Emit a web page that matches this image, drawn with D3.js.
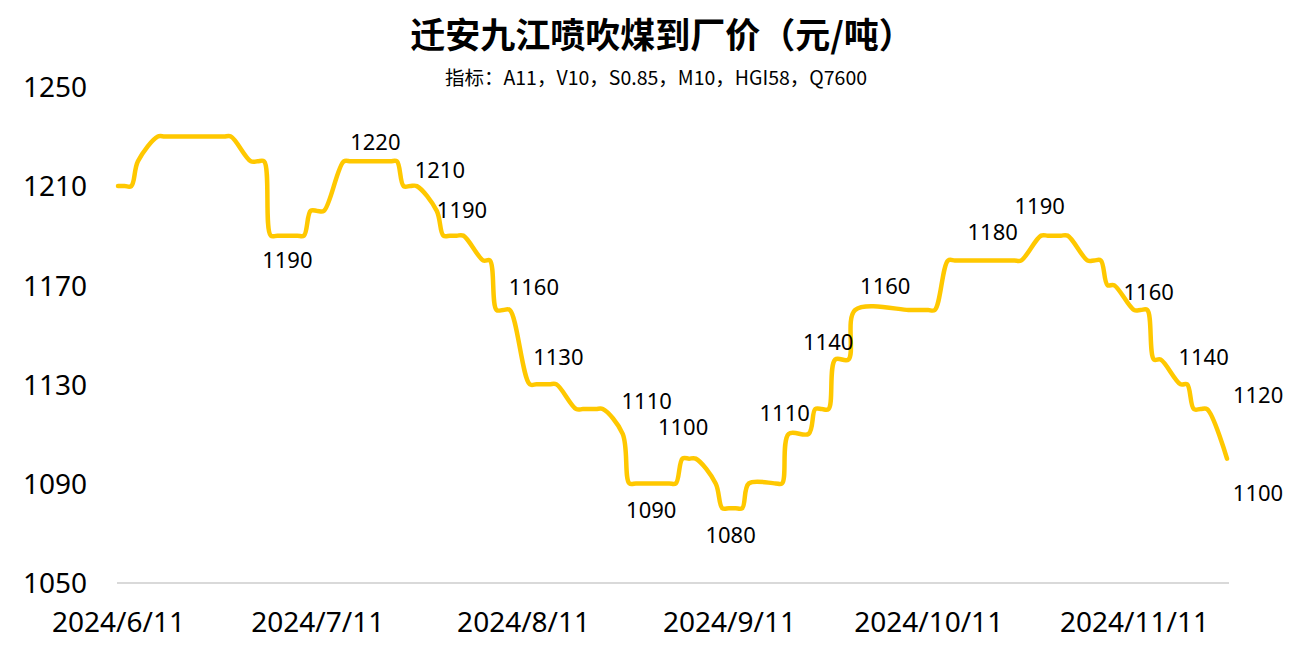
<!DOCTYPE html>
<html>
<head>
<meta charset="utf-8">
<script src="https://cdn.jsdelivr.net/npm/d3@7"></script>
<style>
  html, body { margin: 0; padding: 0; background: #fff; }
  svg { display: block; }
</style>
</head>
<body>
<svg id="chart" width="1311" height="661"></svg>
<script>
// ---------- DATA ----------
const titleText = "迁安九江喷吹煤到厂价（元/吨）";
const subtitleText = "指标：A11，V10，S0.85，M10，HGI58，Q7600";

const dates = [
  "2024-06-11","2024-06-12","2024-06-13","2024-06-14","2024-06-17","2024-06-18","2024-06-19","2024-06-20","2024-06-21",
  "2024-06-24","2024-06-25","2024-06-26","2024-06-27","2024-06-28",
  "2024-07-01","2024-07-02","2024-07-03","2024-07-04","2024-07-05","2024-07-08","2024-07-09","2024-07-10","2024-07-11","2024-07-12",
  "2024-07-15","2024-07-16","2024-07-17","2024-07-18","2024-07-19","2024-07-22","2024-07-23","2024-07-24","2024-07-25","2024-07-26",
  "2024-07-29","2024-07-30","2024-07-31",
  "2024-08-01","2024-08-02","2024-08-05","2024-08-06","2024-08-07","2024-08-08","2024-08-09","2024-08-12","2024-08-13","2024-08-14",
  "2024-08-15","2024-08-16","2024-08-19","2024-08-20","2024-08-21","2024-08-22","2024-08-23","2024-08-26","2024-08-27","2024-08-28",
  "2024-08-29","2024-08-30",
  "2024-09-02","2024-09-03","2024-09-04","2024-09-05","2024-09-06","2024-09-09","2024-09-10","2024-09-11","2024-09-12","2024-09-13",
  "2024-09-14","2024-09-18","2024-09-19","2024-09-20","2024-09-23","2024-09-24","2024-09-25","2024-09-26","2024-09-27","2024-09-29",
  "2024-09-30",
  "2024-10-08","2024-10-09","2024-10-10","2024-10-11","2024-10-12","2024-10-14","2024-10-15","2024-10-16","2024-10-17","2024-10-18",
  "2024-10-21","2024-10-22","2024-10-23","2024-10-24","2024-10-25","2024-10-28","2024-10-29","2024-10-30","2024-10-31",
  "2024-11-01","2024-11-04","2024-11-05","2024-11-06","2024-11-07","2024-11-08","2024-11-11","2024-11-12","2024-11-13","2024-11-14",
  "2024-11-15","2024-11-18","2024-11-19","2024-11-20","2024-11-21","2024-11-22","2024-11-25"
];
const prices = [
  1210,1210,1210,1220,1230,1230,1230,1230,1230,
  1230,1230,1230,1230,1230,
  1220,1220,1220,1190,1190,1190,1190,1200,1200,1200,
  1220,1220,1220,1220,1220,1220,1220,1210,1210,1210,
  1200,1190,1190,
  1190,1190,1180,1180,1160,1160,1160,1130,1130,1130,
  1130,1130,1120,1120,1120,1120,1120,1110,1090,1090,
  1090,1090,
  1090,1090,1100,1100,1100,1090,1080,1080,1080,1080,
  1090,1090,1090,1110,1110,1120,1120,1120,1140,1140,
  1160,
  1160,1160,1160,1160,1160,1180,1180,1180,1180,1180,
  1180,1180,1180,1180,1180,1190,1190,1190,1190,
  1190,1180,1180,1180,1170,1170,1160,1160,1160,1140,
  1140,1130,1130,1120,1120,1120,1100
];

const yTicks = [1050, 1090, 1130, 1170, 1210, 1250];
const xTickDates = ["2024-06-11","2024-07-11","2024-08-11","2024-09-11","2024-10-11","2024-11-11"];
const xTickLabels = ["2024/6/11","2024/7/11","2024/8/11","2024/9/11","2024/10/11","2024/11/11"];

// points that carry a data label (text = value at that date)
const labelDates = [
  "2024-07-05","2024-07-19","2024-07-26","2024-07-31","2024-08-09","2024-08-13",
  "2024-08-26","2024-09-05","2024-08-30","2024-09-12","2024-09-20","2024-09-27",
  "2024-10-08","2024-10-18","2024-10-29","2024-11-12","2024-11-15","2024-11-22","2024-11-25"
];
// ---------- LAYOUT (label offsets from their points, px) ----------
const labelOffsets = [
  [10, 32], [5, -11], [23, -8], [12, -18], [24, -15], [22, -19],
  [24, -25], [-6, -24], [2, 35], [-5, 35], [-4, -13], [-7, -9.5],
  [-23, -16], [18, -20], [-8, -22], [8, -10], [43, 5], [51, -6], [31, 42]
];

// ---------- CHART ----------
const parse = d3.timeParse("%Y-%m-%d");
const data = dates.map((d, i) => ({ date: parse(d), value: prices[i] }));

const svg = d3.select("#chart");
const x = d3.scaleTime()
  .domain([parse(dates[0]), parse(dates[dates.length - 1])])
  .range([118, 1227]);
const y = d3.scaleLinear().domain([1050, 1250]).range([582.5, 87]);

// title
svg.append("text")
  .attr("x", 662).attr("y", 32)
  .attr("text-anchor", "middle").attr("dominant-baseline", "central")
  .attr("font-family", "'Noto Sans CJK SC', sans-serif")
  .attr("font-weight", "bold").attr("font-size", 35)
  .attr("fill", "#000")
  .text(titleText);

svg.append("text")
  .attr("x", 656).attr("y", 76)
  .attr("text-anchor", "middle").attr("dominant-baseline", "central")
  .attr("font-family", "'Noto Sans CJK SC', sans-serif")
  .attr("font-size", 19.5)
  .attr("fill", "#000")
  .text(subtitleText);

// y axis (labels only)
const yAxis = d3.axisLeft(y).tickValues(yTicks).tickSize(0).tickPadding(0).tickFormat(d3.format("d"));
const gy = svg.append("g").attr("transform", "translate(87,0)").call(yAxis);
gy.select(".domain").remove();
gy.selectAll("text")
  .attr("font-family", "'Noto Sans', sans-serif")
  .attr("font-size", 28)
  .attr("fill", "#000")
  .attr("dy", "0.35em");

// x axis
const xAxis = d3.axisBottom(x)
  .tickValues(xTickDates.map(parse))
  .tickSize(0).tickPadding(0)
  .tickFormat((d, i) => xTickLabels[i]);
const gx = svg.append("g").attr("transform", "translate(0,583)").call(xAxis);
gx.select(".domain")
  .attr("d", "M117,0H1229")
  .attr("stroke", "#d9d9d9").attr("stroke-width", 2);
gx.selectAll("text")
  .attr("font-family", "'Noto Sans', sans-serif")
  .attr("font-size", 28)
  .attr("fill", "#000")
  .attr("y", 49).attr("dy", 0);

// line
const line = d3.line()
  .x(d => x(d.date))
  .y(d => y(d.value))
  .curve(d3.curveCatmullRom.alpha(0.5));

svg.append("path")
  .datum(data)
  .attr("fill", "none")
  .attr("stroke", "#FFC800")
  .attr("stroke-width", 4.5)
  .attr("stroke-linejoin", "round")
  .attr("stroke-linecap", "round")
  .attr("d", line);

// data labels
const byDate = new Map(data.map(d => [+d.date, d]));
const labels = labelDates.map((ds, i) => {
  const p = byDate.get(+parse(ds));
  return { p, dx: labelOffsets[i][0], dy: labelOffsets[i][1] };
});
svg.append("g").selectAll("text")
  .data(labels)
  .join("text")
  .attr("x", d => x(d.p.date) + d.dx)
  .attr("y", d => y(d.p.value) + d.dy)
  .attr("text-anchor", "middle")
  .attr("font-family", "'Noto Sans', sans-serif")
  .attr("font-size", 22)
  .attr("fill", "#000")
  .text(d => d.p.value);
</script>
</body>
</html>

Exercise description >> All of the data above should be quoted exactly, except for the pictures.

Written answer >>
Emit a web page that matches this image, drawn with D3.js.
<!DOCTYPE html>
<html>
<head>
<meta charset="utf-8">
<script src="https://cdn.jsdelivr.net/npm/d3@7"></script>
<style>
  html, body { margin: 0; padding: 0; background: #fff; }
  svg { display: block; }
</style>
</head>
<body>
<svg id="chart" width="1311" height="661"></svg>
<script>
// ---------- DATA ----------
const titleText = "迁安九江喷吹煤到厂价（元/吨）";
const subtitleText = "指标：A11，V10，S0.85，M10，HGI58，Q7600";

const dates = [
  "2024-06-11","2024-06-12","2024-06-13","2024-06-14","2024-06-17","2024-06-18","2024-06-19","2024-06-20","2024-06-21",
  "2024-06-24","2024-06-25","2024-06-26","2024-06-27","2024-06-28",
  "2024-07-01","2024-07-02","2024-07-03","2024-07-04","2024-07-05","2024-07-08","2024-07-09","2024-07-10","2024-07-11","2024-07-12",
  "2024-07-15","2024-07-16","2024-07-17","2024-07-18","2024-07-19","2024-07-22","2024-07-23","2024-07-24","2024-07-25","2024-07-26",
  "2024-07-29","2024-07-30","2024-07-31",
  "2024-08-01","2024-08-02","2024-08-05","2024-08-06","2024-08-07","2024-08-08","2024-08-09","2024-08-12","2024-08-13","2024-08-14",
  "2024-08-15","2024-08-16","2024-08-19","2024-08-20","2024-08-21","2024-08-22","2024-08-23","2024-08-26","2024-08-27","2024-08-28",
  "2024-08-29","2024-08-30",
  "2024-09-02","2024-09-03","2024-09-04","2024-09-05","2024-09-06","2024-09-09","2024-09-10","2024-09-11","2024-09-12","2024-09-13",
  "2024-09-14","2024-09-18","2024-09-19","2024-09-20","2024-09-23","2024-09-24","2024-09-25","2024-09-26","2024-09-27","2024-09-29",
  "2024-09-30",
  "2024-10-08","2024-10-09","2024-10-10","2024-10-11","2024-10-12","2024-10-14","2024-10-15","2024-10-16","2024-10-17","2024-10-18",
  "2024-10-21","2024-10-22","2024-10-23","2024-10-24","2024-10-25","2024-10-28","2024-10-29","2024-10-30","2024-10-31",
  "2024-11-01","2024-11-04","2024-11-05","2024-11-06","2024-11-07","2024-11-08","2024-11-11","2024-11-12","2024-11-13","2024-11-14",
  "2024-11-15","2024-11-18","2024-11-19","2024-11-20","2024-11-21","2024-11-22","2024-11-25"
];
const prices = [
  1210,1210,1210,1220,1230,1230,1230,1230,1230,
  1230,1230,1230,1230,1230,
  1220,1220,1220,1190,1190,1190,1190,1200,1200,1200,
  1220,1220,1220,1220,1220,1220,1220,1210,1210,1210,
  1200,1190,1190,
  1190,1190,1180,1180,1160,1160,1160,1130,1130,1130,
  1130,1130,1120,1120,1120,1120,1120,1110,1090,1090,
  1090,1090,
  1090,1090,1100,1100,1100,1090,1080,1080,1080,1080,
  1090,1090,1090,1110,1110,1120,1120,1120,1140,1140,
  1160,
  1160,1160,1160,1160,1160,1180,1180,1180,1180,1180,
  1180,1180,1180,1180,1180,1190,1190,1190,1190,
  1190,1180,1180,1180,1170,1170,1160,1160,1160,1140,
  1140,1130,1130,1120,1120,1120,1100
];

const yTicks = [1050, 1090, 1130, 1170, 1210, 1250];
const xTickDates = ["2024-06-11","2024-07-11","2024-08-11","2024-09-11","2024-10-11","2024-11-11"];
const xTickLabels = ["2024/6/11","2024/7/11","2024/8/11","2024/9/11","2024/10/11","2024/11/11"];

// points that carry a data label (text = value at that date)
const labelDates = [
  "2024-07-05","2024-07-19","2024-07-26","2024-07-31","2024-08-09","2024-08-13",
  "2024-08-26","2024-09-05","2024-08-30","2024-09-12","2024-09-20","2024-09-27",
  "2024-10-08","2024-10-18","2024-10-29","2024-11-12","2024-11-15","2024-11-22","2024-11-25"
];
// ---------- LAYOUT (label offsets from their points, px) ----------
const labelOffsets = [
  [10, 32], [5, -11], [23, -8], [12, -18], [24, -15], [22, -19],
  [24, -25], [-6, -24], [2, 35], [-5, 35], [-4, -13], [-7, -9.5],
  [-23, -16], [18, -20], [-8, -22], [8, -10], [43, 5], [51, -6], [31, 42]
];

// ---------- CHART ----------
const parse = d3.timeParse("%Y-%m-%d");
const data = dates.map((d, i) => ({ date: parse(d), value: prices[i] }));

const svg = d3.select("#chart");
const x = d3.scaleTime()
  .domain([parse(dates[0]), parse(dates[dates.length - 1])])
  .range([118, 1227]);
const y = d3.scaleLinear().domain([1050, 1250]).range([582.5, 87]);

// title
svg.append("text")
  .attr("x", 662).attr("y", 32)
  .attr("text-anchor", "middle").attr("dominant-baseline", "central")
  .attr("font-family", "'Noto Sans CJK SC', sans-serif")
  .attr("font-weight", "bold").attr("font-size", 35)
  .attr("fill", "#000")
  .text(titleText);

svg.append("text")
  .attr("x", 656).attr("y", 76)
  .attr("text-anchor", "middle").attr("dominant-baseline", "central")
  .attr("font-family", "'Noto Sans CJK SC', sans-serif")
  .attr("font-size", 19.5)
  .attr("fill", "#000")
  .text(subtitleText);

// y axis (labels only)
const yAxis = d3.axisLeft(y).tickValues(yTicks).tickSize(0).tickPadding(0).tickFormat(d3.format("d"));
const gy = svg.append("g").attr("transform", "translate(87,0)").call(yAxis);
gy.select(".domain").remove();
gy.selectAll("text")
  .attr("font-family", "'Noto Sans', sans-serif")
  .attr("font-size", 28)
  .attr("fill", "#000")
  .attr("dy", "0.35em");

// x axis
const xAxis = d3.axisBottom(x)
  .tickValues(xTickDates.map(parse))
  .tickSize(0).tickPadding(0)
  .tickFormat((d, i) => xTickLabels[i]);
const gx = svg.append("g").attr("transform", "translate(0,583)").call(xAxis);
gx.select(".domain")
  .attr("d", "M117,0H1229")
  .attr("stroke", "#d9d9d9").attr("stroke-width", 2);
gx.selectAll("text")
  .attr("font-family", "'Noto Sans', sans-serif")
  .attr("font-size", 28)
  .attr("fill", "#000")
  .attr("y", 49).attr("dy", 0);

// line
const line = d3.line()
  .x(d => x(d.date))
  .y(d => y(d.value))
  .curve(d3.curveCatmullRom.alpha(0.5));

svg.append("path")
  .datum(data)
  .attr("fill", "none")
  .attr("stroke", "#FFC800")
  .attr("stroke-width", 4.5)
  .attr("stroke-linejoin", "round")
  .attr("stroke-linecap", "round")
  .attr("d", line);

// data labels
const byDate = new Map(data.map(d => [+d.date, d]));
const labels = labelDates.map((ds, i) => {
  const p = byDate.get(+parse(ds));
  return { p, dx: labelOffsets[i][0], dy: labelOffsets[i][1] };
});
svg.append("g").selectAll("text")
  .data(labels)
  .join("text")
  .attr("x", d => x(d.p.date) + d.dx)
  .attr("y", d => y(d.p.value) + d.dy)
  .attr("text-anchor", "middle")
  .attr("font-family", "'Noto Sans', sans-serif")
  .attr("font-size", 22)
  .attr("fill", "#000")
  .text(d => d.p.value);
</script>
</body>
</html>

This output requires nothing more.